More than one in four women in the world have experienced domestic violence in their lifetime, according to a study published Wednesday.

The study, in the Lancet medical journal, used statistics from the World Health Organization’s global database on the prevalence of violence against women from before the coronavirus pandemic, 2000 to 2018.

It found that 27 percent of those ages 15 to 49 had experienced physical or sexual violence by intimate long-term partners.

“Intimate partner violence affects the lives of millions of women, children, families and societies worldwide,” the study’s senior author, Claudia García-Moreno, a WHO public health researcher, said in a statement.

“Although this study took place before the COVID-19 pandemic, the numbers are alarming and research has shown the pandemic exacerbated issues leading to intimate partner violence such as isolation, depression and anxiety, and alcohol use, as well as reducing access to support services,” she said.

She said solutions are “vital and urgent.”

The study found the highest prevalence of such reported abuse was in the Oceania region (49 percent), which covers Australia, New Zealand and Fiji among other countries, followed by central sub-Saharan Africa (44 percent). The regions with the lowest estimates were central Asia and central Europe, it found.

Rebecca Hitchen, head of policy at the End Violence Against Women Coalition, told The Washington Post: “This data highlights what we’ve long known: that violence against women and girls is ubiquitous across the world. While it is not a surprise, it is of huge concern.”

“Given the stigma and victim blaming that is an almost universal experience for survivors, we know the true prevalence and scale is likely to be even greater, as many cannot or do not feel able to disclose their experiences,” she added.

The study looked at more than 350 surveys and studies conducted from 2000 to 2018, covering 161 countries and areas representing 90 percent of the global population of women and girls, it said.
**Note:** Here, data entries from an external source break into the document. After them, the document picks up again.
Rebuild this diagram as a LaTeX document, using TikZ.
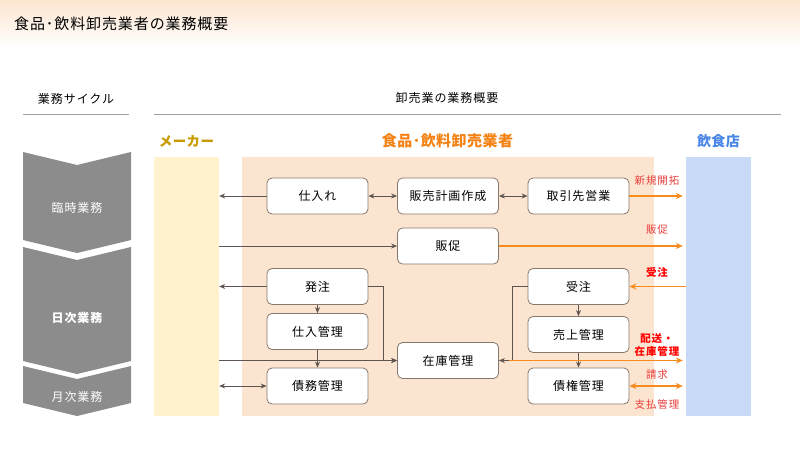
\documentclass[tikz,border=0pt]{standalone}
\usepackage{fontspec}
\setmainfont{Noto Sans CJK JP}
\newfontfamily\spfont{Noto Sans CJK JP}[LetterSpace=8]
\newfontfamily\ttlfont{Noto Sans CJK JP}[LetterSpace=6]
\newfontfamily\hdfont{Noto Sans CJK JP}[LetterSpace=3]
\usetikzlibrary{arrows.meta}
\definecolor{bgpeach}{RGB}{252,229,208}
\definecolor{makerY}{RGB}{255,242,204}
\definecolor{shopB}{RGB}{201,218,248}
\definecolor{chevG}{RGB}{140,140,140}
\definecolor{boxB}{RGB}{135,120,110}
\definecolor{arrG}{RGB}{95,85,80}
\definecolor{arrO}{RGB}{247,140,30}
\definecolor{lblR}{RGB}{232,60,60}
\definecolor{lblRB}{RGB}{255,0,0}
\definecolor{ttlGold}{RGB}{200,155,0}
\definecolor{ttlOrange}{RGB}{245,130,20}
\definecolor{ttlBlue}{RGB}{74,134,232}
\definecolor{lineG}{RGB}{160,160,160}
\tikzset{
  bx/.style={draw=boxB, fill=white, rounded corners=5pt, line width=0.8pt,
    minimum width=101pt, minimum height=36pt, inner sep=0pt,
    font=\fontsize{12}{14}\spfont},
  col/.style={minimum width=65pt, minimum height=259pt, inner sep=0pt, draw=none},
  ga/.style={draw=arrG, line width=0.8pt, -{Stealth[length=6pt,width=5pt]}},
  gaa/.style={draw=arrG, line width=0.8pt, {Stealth[length=6pt,width=5pt]}-{Stealth[length=6pt,width=5pt]}},
  oa/.style={draw=arrO, line width=1.6pt, -{Stealth[length=7pt,width=6pt]}, shorten >=3pt},
  oaa/.style={draw=arrO, line width=1.6pt, {Stealth[length=7pt,width=6pt]}-{Stealth[length=7pt,width=6pt]}, shorten >=3pt},
  lbl/.style={text=lblR, font=\fontsize{10.5}{12}\spfont, inner sep=0pt},
  lblb/.style={text=lblRB, font=\fontsize{10.5}{13.5}\spfont\bfseries, inner sep=0pt, align=center},
  chev/.style={fill=chevG},
  chevtxt/.style={text=white, font=\fontsize{12}{14}\spfont, inner sep=0pt},
  coltitle/.style={font=\fontsize{14}{16}\hdfont\bfseries, inner sep=0pt},
}
\begin{document}
\begin{tikzpicture}[x=1pt, y=-1pt]
\useasboundingbox (0,0) rectangle (800,450);
\fill[white] (0,0) rectangle (800,450);
% header gradient
\shade[top color=bgpeach, bottom color=white] (0,0) rectangle (800,48);
\node[anchor=west, inner sep=0pt, font=\fontsize{15}{17}\ttlfont] (title) at (14,24) {食品･飲料卸売業者の業務概要};

% section headings
\node[inner sep=0pt, font=\fontsize{12}{14}\spfont] (hcyc) at (76,99) {業務サイクル};
\node[inner sep=0pt, font=\fontsize{12}{14}\spfont] (hover) at (447,98) {卸売業の業務概要};
\draw[lineG, line width=1pt] (23,114) -- (129,114);
\draw[lineG, line width=1pt] (154,114) -- (781,114);

% columns
\node[col, fill=makerY] (maker) at (186.5,286.5) {};
\node[col, fill=bgpeach, minimum width=412pt] (whole) at (448,286.5) {};
\node[col, fill=shopB] (shop) at (718.5,286.5) {};
\node[coltitle, text=ttlGold, font=\fontsize{13.5}{16}\hdfont\bfseries] (tmaker) at (186.5,141) {メーカー};
\node[coltitle, text=ttlOrange, font=\fontsize{15}{17}\hdfont\bfseries] (twhole) at (447.5,141) {食品･飲料卸売業者};
\node[coltitle, text=ttlBlue] (tshop) at (718.5,141) {飲食店};

% chevrons
\fill[chev] (23,152) -- (77,165) -- (131,152) -- (131,240) -- (77,253) -- (23,240) -- cycle;
\fill[chev] (23,247) -- (77,260) -- (131,247) -- (131,361) -- (77,374) -- (23,361) -- cycle;
\fill[chev] (23,366) -- (77,379) -- (131,366) -- (131,403) -- (77,416) -- (23,403) -- cycle;
\node[chevtxt] (c1) at (77,208) {臨時業務};
\node[chevtxt, font=\fontsize{12}{14}\spfont\bfseries] (c2) at (77,318) {日次業務};
\node[chevtxt] (c3) at (77,397) {月次業務};

% boxes
\node[bx] (shiire) at (317.5,196) {仕入れ};
\node[bx] (keikaku) at (448,196) {販売計画作成};
\node[bx] (eigyo) at (578.5,196) {取引先営業};
\node[bx] (hansoku) at (448,246) {販促};
\node[bx] (hatchu) at (317.5,286.5) {発注};
\node[bx] (shiirekanri) at (317.5,331.5) {仕入管理};
\node[bx] (saimu) at (317.5,386) {債務管理};
\node[bx] (zaiko) at (448,360.5) {在庫管理};
\node[bx] (juchu) at (578.5,286.5) {受注};
\node[bx] (uriage) at (578.5,334.5) {売上管理};
\node[bx] (saiken) at (578.5,386) {債権管理};

% gray connectors
\draw[ga] (shiire.west) -- (shiire.west -| maker.east);
\draw[gaa] (shiire.east) -- (keikaku.west);
\draw[gaa] (keikaku.east) -- (eigyo.west);
\draw[ga] (hansoku.west -| maker.east) -- (hansoku.west);
\draw[ga] (hatchu.west) -- (hatchu.west -| maker.east);
\draw[ga] (hatchu.south) -- (shiirekanri.north);
\draw[ga] (hatchu.east) -- ++(15,0) |- (zaiko.west);
\draw[ga] (zaiko.west -| maker.east) -- (zaiko.west);
\draw[ga] (shiirekanri.south) -- (saimu.north);
\draw[gaa] (saimu.west) -- (saimu.west -| maker.east);
\draw[ga] (juchu.west) -- ++(-15,0) |- (zaiko.east);
\draw[ga] (juchu.south) -- (uriage.north);
\draw[ga] (uriage.south) -- (saiken.north);

% orange connectors
\draw[oa] (eigyo.east) -- (eigyo.east -| shop.west);
\draw[oa] (hansoku.east) -- (hansoku.east -| shop.west);
\draw[oa, shorten >=0pt] (juchu.east -| shop.west) -- (juchu.east);
\draw[oa] ([xshift=10pt]zaiko.east) -- (zaiko.east -| shop.west);
\draw[oaa, shorten <=0pt] (saiken.east) -- (saiken.east -| shop.west);

% labels
\node[lbl] (l1) at (657,181) {新規開拓};
\node[lbl] (l2) at (657,230) {販促};
\node[lblb] (l3) at (657,272) {受注};
\node[lblb] (l4) at (657,345) {配送・\\在庫管理};
\node[lbl] (l5) at (657,375) {請求};
\node[lbl] (l6) at (657,404) {支払管理};
\end{tikzpicture}
\end{document}
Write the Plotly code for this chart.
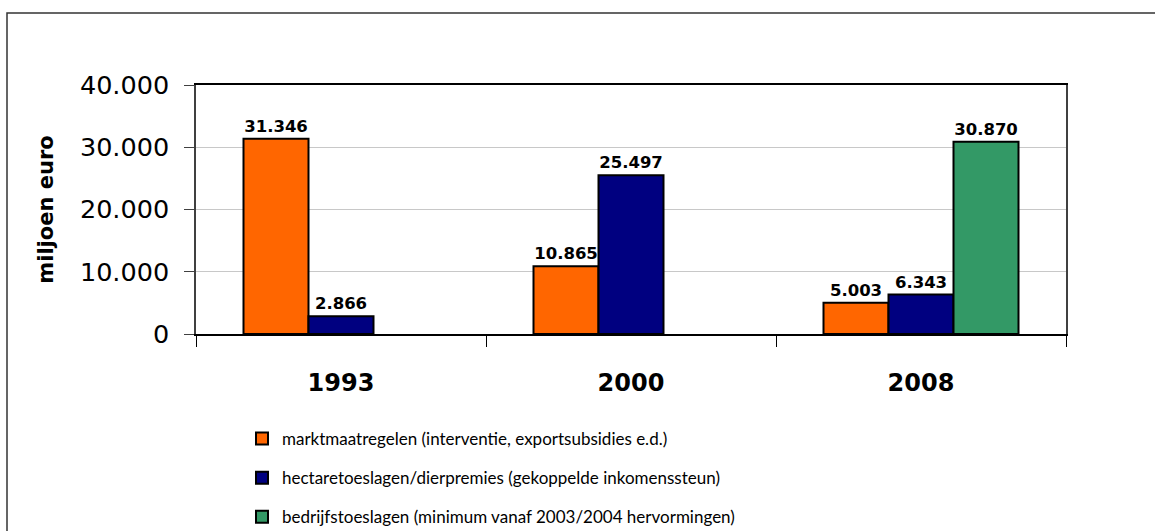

It defines intimate partner violence as physical, sexual or psychologically harmful behaviors.

The authors acknowledged the limitations of surveys based on self-reporting and gaps among some groups, such as those living with disabilities, Indigenous people, migrants and those in same-sex partnerships. “Given the sensitive and stigmatised nature of the issue, the true prevalence of violence that these women are subjected to by an intimate partner is likely to be even higher,” the study said.
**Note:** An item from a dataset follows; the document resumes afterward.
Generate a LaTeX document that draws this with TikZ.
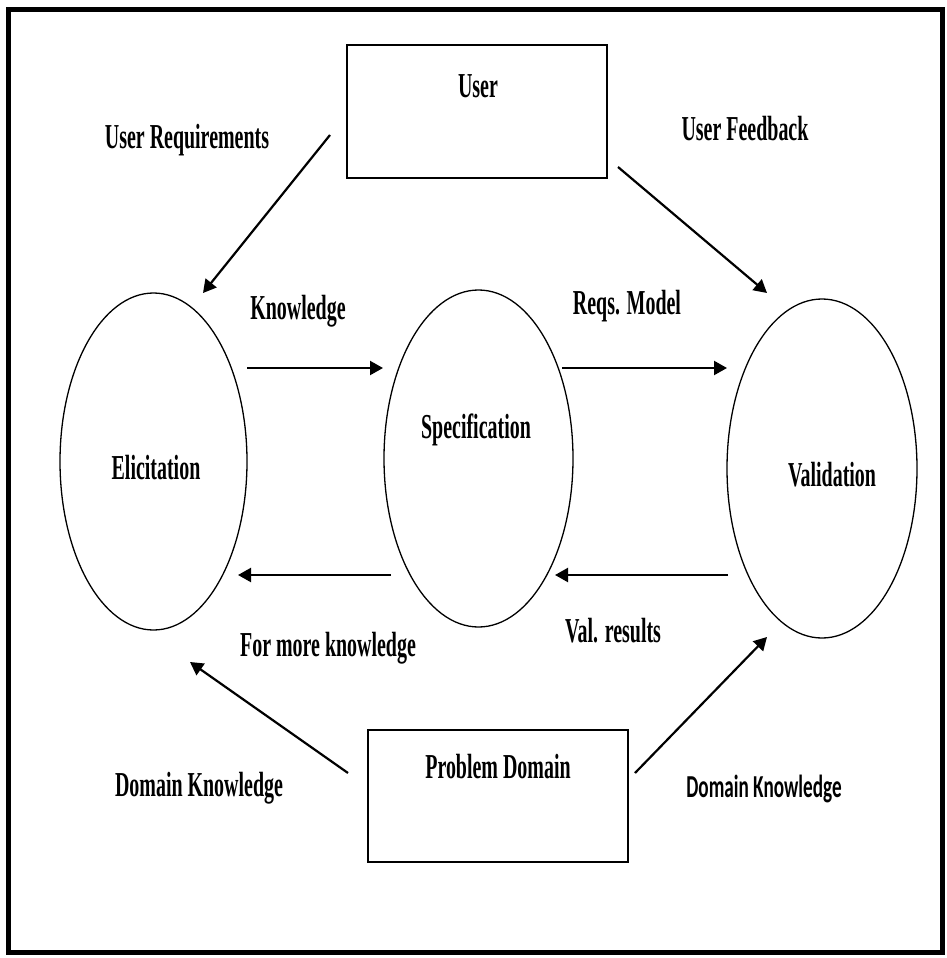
\documentclass[tikz,border=0pt]{standalone}
\usepackage{fontspec}
\setmainfont{Liberation Serif}[FakeStretch=0.57]
\newfontfamily\sidesans{Carlito}[FakeStretch=0.6]
\usetikzlibrary{shapes.geometric,arrows.meta}
\begin{document}
\begin{tikzpicture}[x=1pt,y=-1pt,
  box/.style={draw,line width=1.6pt,rectangle,inner sep=0pt},
  proc/.style={draw,line width=1.3pt,ellipse,inner sep=0pt},
  lbl/.style={inner sep=0pt,font=\fontsize{35}{38}\selectfont\bfseries},
  slbl/.style={inner sep=0pt,font=\sidesans\fontsize{32}{35}\selectfont\bfseries},
  flow/.style={line width=2.2pt,-{Triangle[length=13pt,width=14pt]}}]
\useasboundingbox (0,0) rectangle (947,958);
% outer frame
\draw[line width=5pt] (8,10) rectangle (942,952);

% boxes
\node[box,minimum width=260pt,minimum height=133pt] (user) at (477,111.5) {};
\node[box,minimum width=260pt,minimum height=132pt] (domain) at (498,796) {};

% process ellipses
\node[proc,minimum width=187pt,minimum height=337pt] (elic) at (153.5,461.5) {};
\node[proc,minimum width=189pt,minimum height=337pt] (spec) at (478.5,458.5) {};
\node[proc,minimum width=190pt,minimum height=339pt] (valid) at (822,468.5) {};

% names
\node[lbl] (userT) at (478,86) {User};
\node[lbl] (domainT) at (498,767) {Problem Domain};
\node[lbl] (elicT) at (156,468) {Elicitation};
\node[lbl] (specT) at (476,430) {Specification};
\node[lbl] (validT) at (832,475) {Validation};

% connector ends
\coordinate (urA) at (330,135);  \coordinate (urB) at (203,293);
\coordinate (ufA) at (618,167);  \coordinate (ufB) at (767,293);
\coordinate (knA) at (247,368);  \coordinate (knB) at (383,368);
\coordinate (rmA) at (562,368);  \coordinate (rmB) at (727,368);
\coordinate (fmA) at (391,575);  \coordinate (fmB) at (238,575);
\coordinate (vrA) at (728,575);  \coordinate (vrB) at (555,575);
\coordinate (dlA) at (348,773);  \coordinate (dlB) at (190,662);
\coordinate (drA) at (635,773);  \coordinate (drB) at (767,637);

% flows
\draw[flow] (urA) -- (urB);
\draw[flow] (ufA) -- (ufB);
\draw[flow] (knA) -- (knB);
\draw[flow] (rmA) -- (rmB);
\draw[flow] (fmA) -- (fmB);
\draw[flow] (vrA) -- (vrB);
\draw[flow] (dlA) -- (dlB);
\draw[flow] (drA) -- (drB);

% flow labels
\node[lbl] (urT) at (187,140) {User Requirements};
\node[lbl] (ufT) at (745,129) {User Feedback};
\node[lbl] (knT) at (298,311) {Knowledge};
\node[lbl] (rmT) at (627,306) {Reqs. Model};
\node[lbl] (fmT) at (328,648) {For more knowledge};
\node[lbl] (vrT) at (613,631) {Val. results};
\node[lbl] (dlT) at (199,788) {Domain Knowledge};
\node[slbl] (drT) at (764,789) {Domain Knowledge};
\end{tikzpicture}
\end{document}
They also drew attention to the “high levels” of violence experienced by adolescent girls and young women, calling the data “alarming,” with about 24 percent of those aged 15 to 19 having already experienced violence at least once, the study found.

“Adolescence and early adulthood are important life stages when the foundations for healthy relationships are built. The violence these young women experience has long-lasting impacts on their health and well-being,” said study author Lynnmarie Sardinha, a public health researcher for the WHO.

She called for more investment in community- and school-based interventions to promote gender equality.

Isabelle Younane, head of policy at the British charity Women’s Aid, which focuses on domestic abuse against women and children, agreed that the findings were likely to be “just the tip of the iceberg” because many cases of abuse go unreported. Concerns over stigmatisation and distrust of Police and court systems, along with the fear of not being believed, were among the common reasons women do not speak out, she told The Post.

“The global prevalence of violence against women is both saddening and intolerable,” Younane said. “We must make sure that lifesaving specialist domestic abuse services are properly funded, as well as tackling the root causes of domestic abuse: challenging sexist attitudes, promoting healthy relationships, and driving a real shift in prevention.”